* _REQUIRED TASK_
From the listing below, restate word for word the lines from the line containing "Recreate this image" down through the line containing "45, bottom: 325". Exclude pictures.

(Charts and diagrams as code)

==========

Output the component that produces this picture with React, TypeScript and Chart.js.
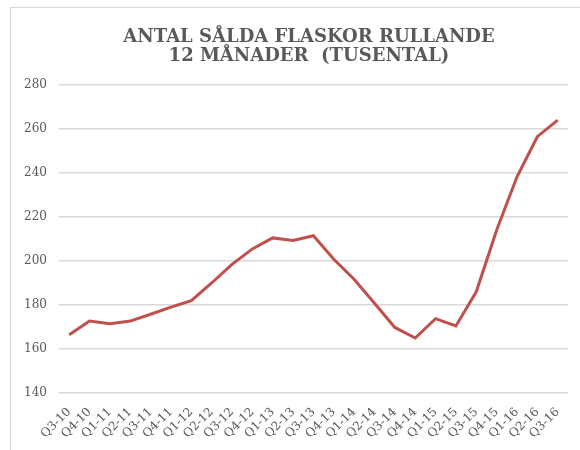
import React, { useEffect, useRef } from "react";
import { Chart, registerables } from "chart.js";

Chart.register(...registerables);

const titleLines = ["ANTAL SÅLDA FLASKOR RULLANDE", "12 MÅNADER  (TUSENTAL)"];
const quarters = [
  "Q3-10", "Q4-10", "Q1-11", "Q2-11", "Q3-11", "Q4-11", "Q1-12", "Q2-12", "Q3-12",
  "Q4-12", "Q1-13", "Q2-13", "Q3-13", "Q4-13", "Q1-14", "Q2-14", "Q3-14", "Q4-14",
  "Q1-15", "Q2-15", "Q3-15", "Q4-15", "Q1-16", "Q2-16", "Q3-16",
];
const bottles = [
  166.5, 172.7, 171.5, 172.7, 175.8, 179, 182, 190, 198.5,
  205.5, 210.5, 209.3, 211.5, 200.8, 191.7, 180.8, 169.8, 165,
  173.8, 170.5, 186, 214, 238.3, 256.5, 264,
];
const yMin = 140;
const yMax = 280;
const yStep = 20;

const TEXT = "#595959";
const GRID = "#d9d9d9";
const LINE = "#c0504d";

const titlePlugin = {
  id: "customTitle",
  afterDraw(chart: any) {
    const ctx = chart.ctx;
    ctx.save();
    ctx.fillStyle = TEXT;
    ctx.font = "bold 18px 'DejaVu Serif'";
    ctx.textAlign = "center";
    ctx.textBaseline = "alphabetic";
    ctx.fillText(titleLines[0], 309, 42);
    ctx.fillText(titleLines[1], 309, 61);
    ctx.restore();
  },
};

export default function App() {
  const ref = useRef<HTMLCanvasElement>(null);
  useEffect(() => {
    if (!ref.current) return;
    const chart = new Chart(ref.current, {
      type: "line",
      data: {
        labels: quarters,
        datasets: [
          {
            data: bottles,
            borderColor: LINE,
            borderWidth: 3,
            pointRadius: 0,
            tension: 0,
            fill: false,
          },
        ],
      },
      options: {
        responsive: false,
        animation: false,
        layout: { padding: { left: 20, right: 7, top: 85, bottom: 0 } },
        plugins: {
          legend: { display: false },
          title: { display: false },
          tooltip: { enabled: false },
        },
        scales: {
          x: {
            offset: true,
            grid: { display: false, drawTicks: false },
            border: { display: false },
            ticks: {
              color: TEXT,
              font: { family: "'DejaVu Serif'", size: 12 },
              minRotation: 45,
              maxRotation: 45,
              autoSkip: false,
              padding: 12,
            },
            afterFit(scale: any) {
              scale.height = 57;
            },
          },
          y: {
            min: yMin,
            max: yMax,
            grid: { color: GRID, lineWidth: 1.5, drawTicks: false },
            border: { display: false },
            ticks: {
              stepSize: yStep,
              color: TEXT,
              font: { family: "'DejaVu Serif'", size: 12 },
              padding: 12,
            },
            afterFit(scale: any) {
              scale.width = 39;
            },
          },
        },
      },
      plugins: [titlePlugin],
    });
    return () => chart.destroy();
  }, []);

  return (
    <div style={{ position: "fixed", left: 0, top: 0, width: 580, height: 450, overflow: "hidden", background: "#fff" }}>
      <div
        style={{
          position: "absolute",
          left: 10,
          top: 7,
          width: 700,
          height: 600,
          borderTop: "1.5px solid #d9d9d9",
          borderLeft: "1.5px solid #d9d9d9",
        }}
      />
      <canvas ref={ref} width={580} height={450} style={{ position: "absolute", left: 0, top: 0 }} />
    </div>
  );
}
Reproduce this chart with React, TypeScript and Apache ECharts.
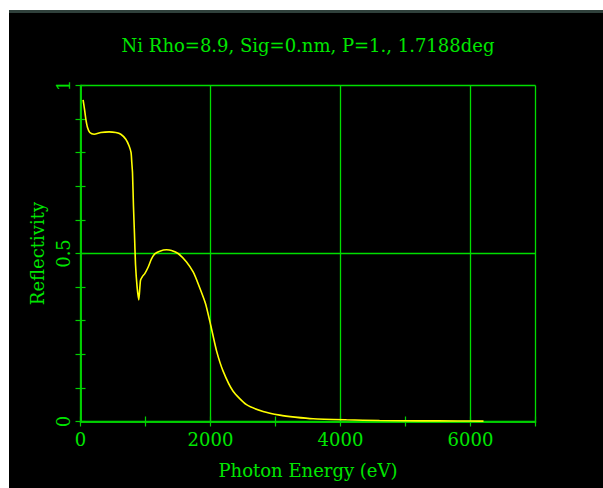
import React, { useEffect, useRef } from 'react';
import * as echarts from 'echarts';

// Photon energy (eV) and reflectivity
const energies = [
  40, 62, 82, 108, 143, 210, 312, 440, 543, 620, 697, 748, 778, 789, 800, 815, 830, 846,
  871, 897, 923, 954, 989, 1040, 1092, 1143, 1220, 1323, 1400, 1502, 1631, 1733, 1810,
  1925, 2005, 2092, 2194, 2348, 2554, 2809, 3066, 3300, 3578, 4092, 4600, 5200, 5800, 6200,
];
const reflectivity = [
  0.957, 0.929, 0.9, 0.875, 0.86, 0.855, 0.86, 0.862, 0.86, 0.855, 0.84, 0.82, 0.8, 0.771,
  0.741, 0.64, 0.56, 0.469, 0.4, 0.362, 0.42, 0.432, 0.44, 0.459, 0.484, 0.499, 0.507,
  0.511, 0.509, 0.5, 0.475, 0.445, 0.41, 0.35, 0.285, 0.211, 0.15, 0.09, 0.05, 0.03, 0.019,
  0.013, 0.008, 0.005, 0.003, 0.002, 0.0015, 0.001,
];

const xTickLabels = [0, 2000, 4000, 6000];
const yTickLabels = [0, 0.5, 1];
const xGridStep = 2000;
const yGridStep = 0.5;
const titleText = 'Ni Rho=8.9, Sig=0.nm, P=1., 1.7188deg';
const xName = 'Photon Energy (eV)';
const yName = 'Reflectivity';

const TEXT = '#00e600';
const LINE = '#00d000';
const FONT = 'DejaVu Serif';

const isIn = (v: number, arr: number[]) => arr.some((a) => Math.abs(a - v) < 1e-6);

export default function App() {
  const ref = useRef<HTMLDivElement>(null);
  useEffect(() => {
    const chart = echarts.init(ref.current!, null, { renderer: 'svg' });
    const axisLine = { show: true, lineStyle: { color: LINE, width: 1.6 } };
    const axisTick = { show: true, inside: true, length: 5, lineStyle: { color: LINE, width: 1.2 } };
    const labelStyle = { color: TEXT, fontFamily: FONT, fontSize: 18 };
    const hiddenParts = {
      axisLine: { show: false },
      axisTick: { show: false },
      axisLabel: { show: false },
    };
    const gridLine = { show: true, lineStyle: { color: '#00dd00', width: 1.3, type: 'solid', opacity: 1 } };
    chart.setOption({
      animation: false,
      backgroundColor: '#000000',
      graphic: [
        { type: 'rect', left: 0, top: 0, shape: { width: 9, height: 488 }, style: { fill: '#ffffff' }, z: 100 },
        { type: 'rect', left: 0, top: 0, shape: { width: 603, height: 10 }, style: { fill: '#ffffff' }, z: 100 },
        { type: 'rect', left: 9, top: 10, shape: { width: 594, height: 3 }, style: { fill: '#2f403b' }, z: 100 },
        {
          type: 'text',
          x: 308,
          y: 45,
          style: {
            text: titleText,
            fill: TEXT,
            font: `18px "${FONT}"`,
            textAlign: 'center',
            textVerticalAlign: 'middle',
          },
        },
      ],
      grid: { left: 80.5, right: 67.5, top: 85.5, bottom: 66.5 },
      xAxis: [
        {
          type: 'value',
          min: 0,
          max: 7000,
          interval: 1000,
          position: 'bottom',
          axisLine,
          axisTick,
          splitLine: { show: false },
          axisLabel: {
            ...labelStyle,
            margin: 9,
            formatter: (v: number) => (isIn(v, xTickLabels) ? String(v) : ''),
          },
          name: xName,
          nameLocation: 'middle',
          nameGap: 40,
          nameTextStyle: labelStyle,
        },
        {
          type: 'value',
          min: 0,
          max: 7000,
          interval: 1000,
          position: 'top',
          axisLine,
          axisTick,
          splitLine: { show: false },
          axisLabel: { show: false },
        },
        {
          type: 'value',
          min: 0,
          max: 7000,
          interval: xGridStep,
          position: 'bottom',
          ...hiddenParts,
          splitLine: gridLine,
        },
      ],
      yAxis: [
        {
          type: 'value',
          min: 0,
          max: 1,
          interval: 0.1,
          position: 'left',
          axisLine,
          axisTick,
          splitLine: { show: false },
          axisLabel: {
            ...labelStyle,
            rotate: 90,
            margin: 8,
            formatter: (v: number) => (isIn(v, yTickLabels) ? String(Math.round(v * 10) / 10) : ''),
          },
          name: yName,
          nameLocation: 'middle',
          nameGap: 34,
          nameTextStyle: labelStyle,
        },
        {
          type: 'value',
          min: 0,
          max: 1,
          interval: 0.1,
          position: 'right',
          axisLine,
          axisTick,
          splitLine: { show: false },
          axisLabel: { show: false },
        },
        {
          type: 'value',
          min: 0,
          max: 1,
          interval: yGridStep,
          position: 'left',
          ...hiddenParts,
          splitLine: gridLine,
        },
      ],
      series: [
        {
          type: 'line',
          xAxisIndex: 0,
          yAxisIndex: 0,
          data: energies.map((e, i) => [e, reflectivity[i]]),
          showSymbol: false,
          smooth: 0.2,
          lineStyle: { color: '#ffff00', width: 1.6 },
        },
      ],
    });
    return () => chart.dispose();
  }, []);
  return (
    <div
      ref={ref}
      style={{ position: 'fixed', left: 0, top: 0, width: 603, height: 488 }}
    />
  );
}
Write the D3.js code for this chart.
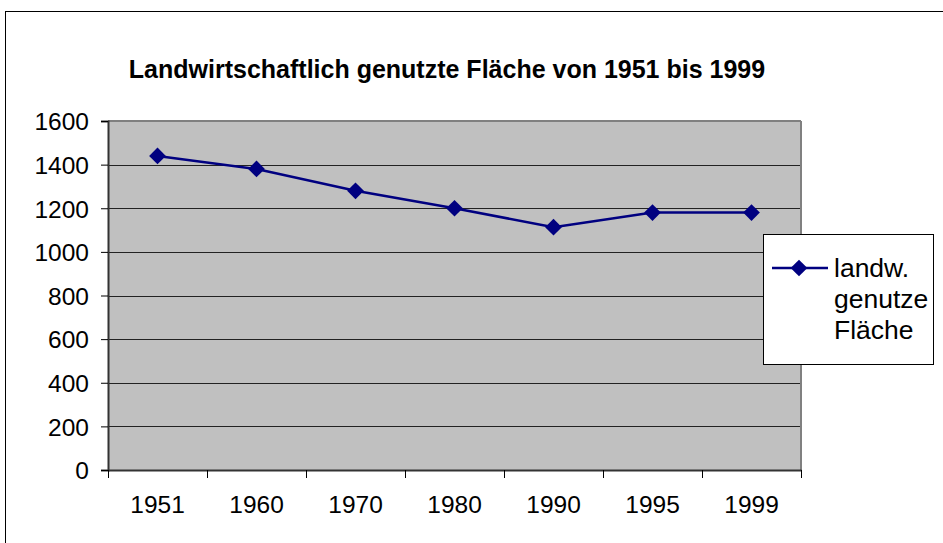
<!DOCTYPE html>
<html><head><meta charset="utf-8">
<script src="https://cdn.jsdelivr.net/npm/d3@7"></script>
<style>body{margin:0;background:#fff}svg{display:block}text{font-family:"Liberation Sans",Arial,sans-serif}</style>
</head><body>
<svg id="c" width="943" height="543"></svg>
<script>
const categories = ["1951","1960","1970","1980","1990","1995","1999"];
const values = [1440, 1380, 1280, 1200, 1113, 1180, 1180];
const yTicks = [0,200,400,600,800,1000,1200,1400,1600];
const title = "Landwirtschaftlich genutzte Fläche von 1951 bis 1999";
const legendLines = ["landw.","genutze","Fläche"];

const svg = d3.select("#c");
const L=108, R=801, T=121, B=470;
svg.append("rect").attr("x",5.5).attr("y",11.5).attr("width",960).attr("height",560)
  .attr("fill","#fff").attr("stroke","#000").attr("stroke-width",1);

const x = d3.scaleBand().domain(categories).range([L,R]);
const y = d3.scaleLinear().domain([0,1600]).range([B,T]);

svg.append("rect").attr("x",L).attr("y",T).attr("width",R-L).attr("height",B-T).attr("fill","#c0c0c0");
svg.append("g").selectAll("line").data(yTicks.filter(d=>d>0)).join("line")
  .attr("x1",L).attr("x2",R).attr("y1",d=>Math.round(y(d))+0.5).attr("y2",d=>Math.round(y(d))+0.5)
  .attr("stroke","#222").attr("stroke-width",1);
svg.append("line").attr("x1",L).attr("x2",R).attr("y1",T).attr("y2",T).attr("stroke","#808080").attr("stroke-width",2);
svg.append("line").attr("x1",R).attr("x2",R).attr("y1",T).attr("y2",B).attr("stroke","#808080").attr("stroke-width",2);

const ya = svg.append("g").attr("transform",`translate(${L},0)`)
  .call(d3.axisLeft(y).tickValues(yTicks).tickSize(7).tickPadding(12).tickFormat(d3.format("d")));
ya.select(".domain").attr("stroke","#333").attr("stroke-width",2);
ya.selectAll(".tick line").attr("stroke","#000");
ya.selectAll("text").attr("font-size",24.5).attr("fill","#000").attr("font-family","Liberation Sans, Arial, sans-serif").attr("dy","0.36em");

const xa = svg.append("g").attr("transform",`translate(0,${B})`)
  .call(d3.axisBottom(x).tickSize(0).tickPadding(26));
xa.select(".domain").attr("stroke","#333").attr("stroke-width",2);
xa.selectAll("text").attr("font-size",24.5).attr("fill","#000").attr("font-family","Liberation Sans, Arial, sans-serif");
svg.append("g").selectAll("line").data(categories.concat(["end"])).join("line")
  .attr("x1",(d,i)=>Math.round(L+i*x.step())+0.5).attr("x2",(d,i)=>Math.round(L+i*x.step())+0.5)
  .attr("y1",B).attr("y2",B+8).attr("stroke","#000");

const cx = d=>x(d)+x.bandwidth()/2;
svg.append("path").datum(values.map((v,i)=>[cx(categories[i]),y(v)]))
  .attr("d",d3.line()).attr("fill","none").attr("stroke","#000080").attr("stroke-width",2.5);
svg.append("g").selectAll("path").data(values).join("path")
  .attr("transform",(v,i)=>`translate(${cx(categories[i])},${y(v)}) rotate(45)`)
  .attr("d",d3.symbol().type(d3.symbolSquare).size(140)).attr("fill","#000080");

svg.append("text").attr("x",447).attr("y",78).attr("text-anchor","middle")
  .attr("font-size",25).attr("font-weight","bold").text(title);

svg.append("rect").attr("x",763.5).attr("y",234.5).attr("width",170).attr("height",130)
  .attr("fill","#fff").attr("stroke","#000");
svg.append("line").attr("x1",772).attr("x2",828).attr("y1",268).attr("y2",268).attr("stroke","#000080").attr("stroke-width",2.5);
svg.append("path").attr("transform","translate(799,268) rotate(45)")
  .attr("d",d3.symbol().type(d3.symbolSquare).size(140)).attr("fill","#000080");
svg.append("g").selectAll("text").data(legendLines).join("text")
  .attr("x",834).attr("y",(d,i)=>277+i*31).attr("font-size",26.5).attr("fill","#000").text(d=>d);
</script>
</body></html>
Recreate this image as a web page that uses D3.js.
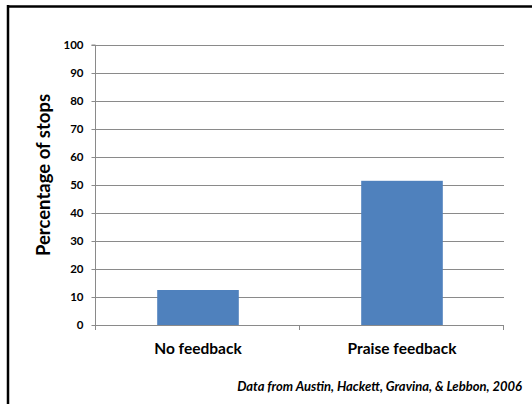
<!DOCTYPE html>
<html>
<head>
<meta charset="utf-8">
<script src="https://cdn.jsdelivr.net/npm/d3@7"></script>
<style>
  html, body { margin: 0; padding: 0; background: #fff; }
  svg { display: block; }
  text { font-family: Lato, "Open Sans", sans-serif; font-weight: 700; fill: #000; }
</style>
</head>
<body>
<svg id="chart" width="532" height="404"></svg>
<script>
// Percentage of stops by feedback condition
const categories = ["No feedback", "Praise feedback"];
const stopPercent = [12.5, 51.5];
const yTicks = [0, 10, 20, 30, 40, 50, 60, 70, 80, 90, 100];
const yTitle = "Percentage of stops";
const sourceNote = "Data from Austin, Hackett, Gravina, & Lebbon, 2006";

const svg = d3.select("#chart");
const W = 532, H = 404;
const plot = { left: 96, right: 504, top: 45, bottom: 325 };

// slide frame: top and left rules only
svg.append("line").attr("x1", 7).attr("x2", W).attr("y1", 6.5).attr("y2", 6.5)
  .attr("stroke", "#000").attr("stroke-width", 2.5);
svg.append("line").attr("x1", 8).attr("x2", 8).attr("y1", 5).attr("y2", H)
  .attr("stroke", "#000").attr("stroke-width", 2.5);

const x = d3.scaleBand().domain(categories).range([plot.left, plot.right])
  .paddingInner(0.6).paddingOuter(0.3);
const y = d3.scaleLinear().domain([0, 100]).range([plot.bottom, plot.top]);

// horizontal gridlines
svg.append("g").selectAll("line").data(yTicks.filter(d => d > 0)).join("line")
  .attr("x1", plot.left).attr("x2", plot.right)
  .attr("y1", d => Math.round(y(d)) + 0.5).attr("y2", d => Math.round(y(d)) + 0.5)
  .attr("stroke", "#8a8a8a").attr("stroke-width", 1);

// bars
svg.append("g").selectAll("rect").data(categories).join("rect")
  .attr("x", d => x(d))
  .attr("width", x.bandwidth())
  .attr("y", (d, i) => y(stopPercent[i]))
  .attr("height", (d, i) => y(0) - y(stopPercent[i]))
  .attr("fill", "#4f81bd");

// y axis
const yAxis = d3.axisLeft(y).tickValues(yTicks).tickSize(4).tickPadding(8);
const gy = svg.append("g").attr("transform", `translate(${plot.left - 0.5},0)`).call(yAxis);
gy.select(".domain").attr("stroke", "#8a8a8a").attr("d", `M-4,${plot.top}H0V${plot.bottom + 4}`);
gy.selectAll(".tick line").attr("stroke", "#8a8a8a");
gy.selectAll(".tick").attr("transform", d => `translate(0,${Math.round(y(d)) + 0.5})`);
gy.selectAll(".tick text").style("font-size", "11.5px").style("font-weight", 700)
  .style("font-family", "Lato, sans-serif").attr("fill", "#000");

// x axis: baseline with ticks at category boundaries
const gx = svg.append("g");
gx.append("line").attr("x1", plot.left - 4).attr("x2", plot.right)
  .attr("y1", plot.bottom + 0.5).attr("y2", plot.bottom + 0.5).attr("stroke", "#8a8a8a");
const step = (plot.right - plot.left) / categories.length;
gx.selectAll("line.sep").data(d3.range(categories.length + 1)).join("line")
  .attr("class", "sep")
  .attr("x1", i => Math.round(plot.left + i * step) - 0.5)
  .attr("x2", i => Math.round(plot.left + i * step) - 0.5)
  .attr("y1", plot.bottom).attr("y2", plot.bottom + 5)
  .attr("stroke", "#8a8a8a");

// category labels
svg.append("g").selectAll("text").data(categories).join("text")
  .attr("x", d => x(d) + x.bandwidth() / 2)
  .attr("y", 354)
  .attr("text-anchor", "middle")
  .style("font-size", "15.5px")
  .text(d => d);

// y axis title
svg.append("text")
  .attr("transform", "translate(50,175) rotate(-90)")
  .attr("text-anchor", "middle")
  .style("font-size", "18.5px")
  .text(yTitle);

// source note
svg.append("text")
  .attr("x", 522).attr("y", 391)
  .attr("text-anchor", "end")
  .style("font-size", "13px").style("font-style", "italic")
  .text(sourceNote);
</script>
</body>
</html>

==========

* _RESULT FOR THIS TASK_
Recreate this image as a web page that uses D3.js.
<!DOCTYPE html>
<html>
<head>
<meta charset="utf-8">
<script src="https://cdn.jsdelivr.net/npm/d3@7"></script>
<style>
  html, body { margin: 0; padding: 0; background: #fff; }
  svg { display: block; }
  text { font-family: Lato, "Open Sans", sans-serif; font-weight: 700; fill: #000; }
</style>
</head>
<body>
<svg id="chart" width="532" height="404"></svg>
<script>
// Percentage of stops by feedback condition
const categories = ["No feedback", "Praise feedback"];
const stopPercent = [12.5, 51.5];
const yTicks = [0, 10, 20, 30, 40, 50, 60, 70, 80, 90, 100];
const yTitle = "Percentage of stops";
const sourceNote = "Data from Austin, Hackett, Gravina, & Lebbon, 2006";

const svg = d3.select("#chart");
const W = 532, H = 404;
const plot = { left: 96, right: 504, top: 45, bottom: 325 };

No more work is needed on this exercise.